Dominique Kirchner Reill

Topics: History
Products: Book

“The Habsburg Mayor of New York” reconstructs the 8 years Fiorello LaGuardia spent in some of the Habsburg Monarchy’s most vibrant cities before becoming a New Yorker. This project is less a biography than an archival restoration of the social worlds that formed the young man who would later revolutionize American progressive politics.
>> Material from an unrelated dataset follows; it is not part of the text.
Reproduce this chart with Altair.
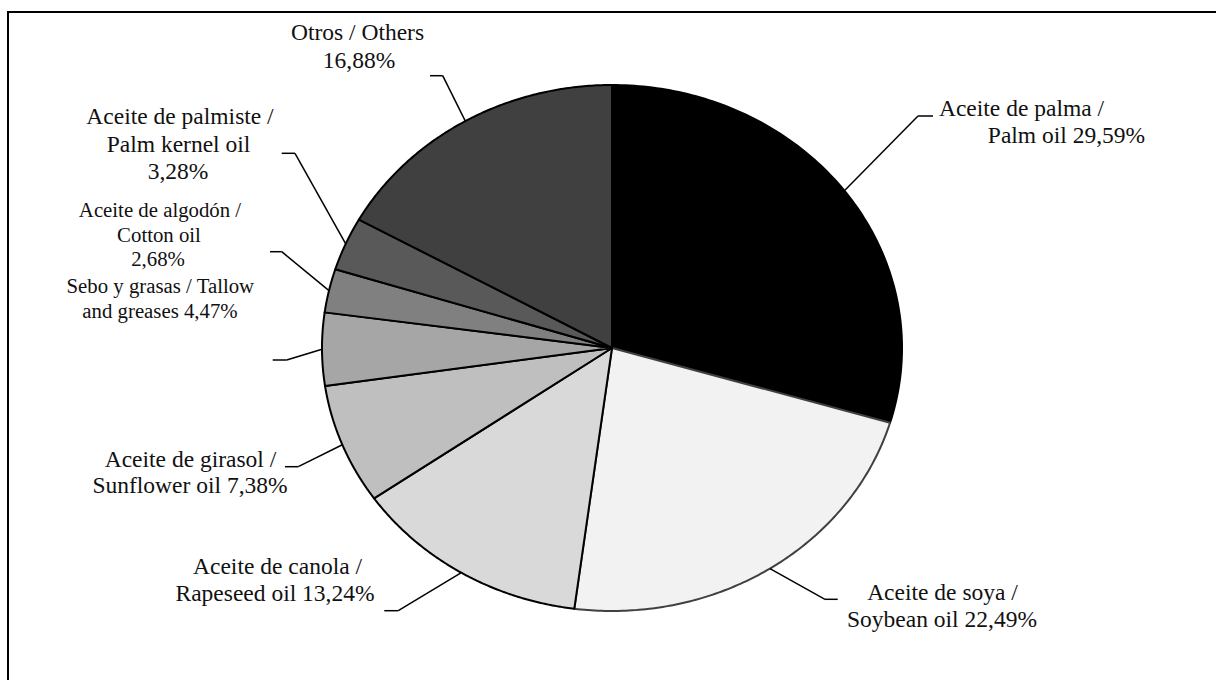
import altair as alt
import pandas as pd

# ---------------- data ----------------
categories = [
    "Aceite de palma / Palm oil",
    "Aceite de soya / Soybean oil",
    "Aceite de canola / Rapeseed oil",
    "Aceite de girasol / Sunflower oil",
    "Sebo y grasas / Tallow and greases",
    "Aceite de algodón / Cotton oil",
    "Aceite de palmiste / Palm kernel oil",
    "Otros / Others",
]
shares = [29.59, 22.49, 13.24, 7.38, 4.47, 2.68, 3.28, 16.88]

# label text, one list of lines per slice ({v} = the share)
label_lines = [
    ["Aceite de palma /", "Palm oil {v}"],
    ["Aceite de soya /", "Soybean oil {v}"],
    ["Aceite de canola /", "Rapeseed oil {v}"],
    ["Aceite de girasol /", "Sunflower oil {v}"],
    ["Sebo y grasas / Tallow", "and greases {v}"],
    ["Aceite de algodón /", "Cotton oil", "{v}"],
    ["Aceite de palmiste /", "Palm kernel oil", "{v}"],
    ["Otros / Others", "{v}"],
]

# ---------------- styles / layout ----------------
fills = ["#000000", "#f2f2f2", "#d9d9d9", "#bfbfbf", "#a6a6a6", "#808080", "#595959", "#404040"]
edges = ["#000000", "#404040", "#000000", "#000000", "#000000", "#000000", "#000000", "#000000"]

W, H = 1216, 680
CX, CY, RX, RY = 612, 348, 290, 263
FONT = "Liberation Serif"

# per label line: centre x, baseline y, font size
label_x = [[1021.5, 1066.5], [942.5, 942], [277.5, 275], [190.5, 190],
           [160.3, 160], [160, 159, 158], [180, 178.5, 178], [357.5, 359]]
label_y = [[116, 143], [600, 627], [574, 600.5], [466.7, 493.3],
           [293.3, 318.3], [216.7, 241.7, 266], [124, 151.7, 178.5], [40, 68]]
label_size = [23.5, 23.5, 23.5, 23.5, 20.8, 20.8, 23.5, 23.5]

# leader lines: elbow point and end of the short horizontal tick
elbow_x = [918, 825, 398.3, 298.3, 286.7, 281.7, 295, 442.7]
elbow_y = [116, 599.3, 610.7, 466.7, 360, 251.7, 153.3, 75.7]
end_x = [933, 837.7, 384.3, 285, 272.7, 270, 281.7, 430]

# ---------------- tables ----------------
slices = pd.DataFrame({
    "idx": list(range(len(categories))),
    "category": categories,
    "share": shares,
    "fill": fills,
    "edge": edges,
    "elbow_x": elbow_x,
    "elbow_y": elbow_y,
    "end_x": end_x,
})

rows = []
for i, lines in enumerate(label_lines):
    v = f"{shares[i]:.2f}".replace(".", ",") + "%"
    for j, ln in enumerate(lines):
        rows.append({"text": ln.format(v=v), "x": label_x[i][j], "y": label_y[i][j], "size": label_size[i]})
labels = pd.DataFrame(rows)

xs = alt.Scale(domain=[0, W], nice=False, zero=False)
ys = alt.Scale(domain=[0, H], nice=False, zero=False, reverse=True)

base = (
    alt.Chart(slices)
    .transform_window(cum="sum(share)", sort=[alt.SortField("idx")], frame=[None, 0])
    .transform_joinaggregate(total="sum(share)")
    .transform_calculate(
        start="(datum.cum - datum.share) / datum.total",
        end="datum.cum / datum.total",
    )
)

N = 120
pie = (
    base.transform_calculate(pts=f"sequence(-1, {N + 1})")
    .transform_flatten(["pts"])
    .transform_calculate(
        ang=f"2 * PI * (datum.start + (datum.end - datum.start) * max(datum.pts, 0) / {N})",
    )
    .transform_calculate(
        px=f"datum.pts < 0 ? {CX} : {CX} + {RX} * sin(datum.ang)",
        py=f"datum.pts < 0 ? {CY} : {CY} - {RY} * cos(datum.ang)",
    )
    .mark_line(interpolate="linear-closed", strokeWidth=2, strokeJoin="round")
    .encode(
        x=alt.X("px:Q", scale=xs, axis=None),
        y=alt.Y("py:Q", scale=ys, axis=None),
        fill=alt.Fill("fill:N", scale=None),
        stroke=alt.Stroke("edge:N", scale=None),
        detail="category:N",
        order="pts:Q",
    )
)

anchors = base.transform_calculate(
    mid="2 * PI * (datum.start + datum.end) / 2",
).transform_calculate(
    ax=f"{CX} + {RX} * sin(datum.mid)",
    ay=f"{CY} - {RY} * cos(datum.mid)",
)

leader1 = anchors.mark_rule(color="black", strokeWidth=1.5).encode(
    x=alt.X("ax:Q", scale=xs, axis=None),
    y=alt.Y("ay:Q", scale=ys, axis=None),
    x2="elbow_x:Q",
    y2="elbow_y:Q",
)
leader2 = anchors.mark_rule(color="black", strokeWidth=1.5).encode(
    x=alt.X("elbow_x:Q", scale=xs, axis=None),
    y=alt.Y("elbow_y:Q", scale=ys, axis=None),
    x2="end_x:Q",
    y2="elbow_y:Q",
)

text = alt.Chart(labels).mark_text(
    font=FONT, align="center", baseline="alphabetic", color="#111111"
).encode(
    x=alt.X("x:Q", scale=xs, axis=None),
    y=alt.Y("y:Q", scale=ys, axis=None),
    text="text:N",
    size=alt.Size("size:Q", scale=None),
)

frame = alt.Chart(pd.DataFrame({"a": [0]})).mark_rect(
    fill=None, stroke="black", strokeWidth=2
).encode(
    x=alt.value(8), y=alt.value(12), x2=alt.value(W + 200), y2=alt.value(H + 200)
)

chart = (
    alt.layer(frame, pie, leader1, leader2, text)
    .properties(width=W, height=H, padding=0, autosize=alt.AutoSizeParams(type="none"),
                background="white")
    .configure_view(stroke=None)
)

chart.save("out.html", embed_options={"renderer": "svg", "actions": False})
Thanks to research funded by Botstiber in Hungary, Croatia, Italy, and the United States, this book project will show how much of LaGuardia’s particular blend of social welfare, capitalist, and cross-ethnic politicking emerged thanks to these Habsburg experiences and that thereby the changes he wrought to New York should be seen as much as a Habsburg legacy as an American one.


Kirsten A. Krick-Aigner

Topics: Art, History
Products: Articles, Digital repository

Dr. Kirsten A. Krick-Aigner received a $10,000 BIAAS grant for “Jewish Austrian Women Artists in Exile: Bettina Ehrlich, Lisel Salzer, and Lisl Weil,” a research project which recognizes the artistic work of three underrepresented 20th-century Jewish Austrian artists, whose contributions to the cultural life of the U.S. was founded in knowledge acquired during their upbringing in Vienna and their training at the Viennese School of Applied Arts. While Ehrlich and Weil went on to write and illustrate children’s books, some documenting their exile experience, Salzer would become a prominent enamel artist in Seattle. Her research on the artists’ contributions will be published in articles and a culminating digital repository highlighting the artists’ work, as well as link to resources, such as oral interviews, art exhibits, manuscripts, and letters.


Allison Schmidt

Topics: History, Migration
Products: Article, Book

Dr. Allison Schmidt has received a $15,000 research grant for her project "Emigration Routes from Austria-Hungary," a focus on emigrant journeys to the United States in the late-nineteenth, early-twentieth century. Archival research in Austrian and Czech Archives will contribute to an article on the subject and a book on state surveillance of the transmigrants in Germany. Allison Schmidt received her PhD from the University of Kansas and currently serves as a Lecturer in International Relations at the University of Pennsylvania.